Le scénario, très serré et précis, nous attache à l’histoire comme dans un beau conte un peu triste mais illuminé par certaines présences. Issu du documentaire, Zézé Gamboa insuffle néanmoins à son film un style très réaliste, en mettant en scène les véritables habitants de Luanda (la scène des files de personnes attendant de pouvoir délivrer leur avis de recherche d’un membre de leur famille devant les caméras de télévision). Mais Un héros propose, en plus de son style très ancré dans la réalité, un vrai regard cinématographique. Dans la mise en scène des bandes rivales de gamins, petit monde à part où la débrouille et les « petits chefs » règnent en maître, chaque enfant dégage une vraie personnalité et un physique caractéristique (le regard dur et les cheveux teints en blond du chef jouant au tyran, la douceur et la tristesse de Manu, les plus petits sous la coupe des plus grands…). Le réalisateur a su distiller sur les visages et autour de ses personnages une réelle beauté dans la lumière : les néons bleuâtres sous l’auvent de l’entrée de la maison de Flora, qui va pesamment, son lourd seau d’eau à la main ou sur la tête, les lumières irréelles de la boîte de nuit où travaille Judite, les lumières de la nuit misérable quand Vitorio s’endort sur un carton et celles de la nuit magique, pleine de tendresse, de Vitorio et Judite, peau sombre et peau claire se mélangeant…

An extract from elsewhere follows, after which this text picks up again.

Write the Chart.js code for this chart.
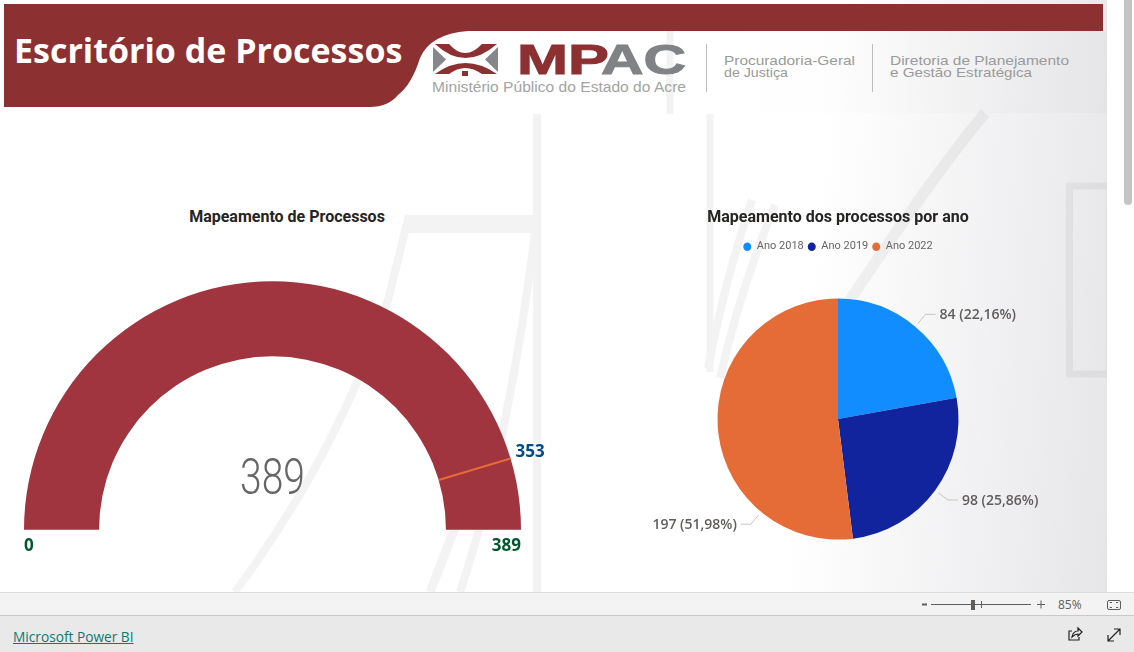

Finalement, la force d’Un héros tient beaucoup dans ce qu’il nous apprend de l’Angola, un pays où tout est à inventer. Les infrastructures, le déminage des campagnes qui pourrit le quotidien des agriculteurs et, surtout, les vies. On peut émettre quelques réserves sur la mise en scène, qui s’étire un peu trop en longueur dans la dernière partie du film. Une fois les personnages bien en place et les rencontres croisées tissées dans l’histoire, on sent que le réalisateur ne sait plus trop quoi faire de ses personnages. Il nous laisse sur un espoir, avec le retour à la vie professionnelle pour Vitorio, la naissance d’une histoire d’amour, et la découverte d’une petite famille avec Manu et Flora. Saluons la subtilité de ne pas avoir fait de Vitorio le père de Manu ; le stratagème eût paru trop gros. Meurtris par la guerre, les pertes d’êtres chers, les Angolais peuvent se retrouver dans la solidarité et partager leur fardeau pour avancer malgré tout. En 2006, l’Angola doit élire un nouveau président. Gageons qu’il saura leur faire oublier vingt-cinq années d’horreur.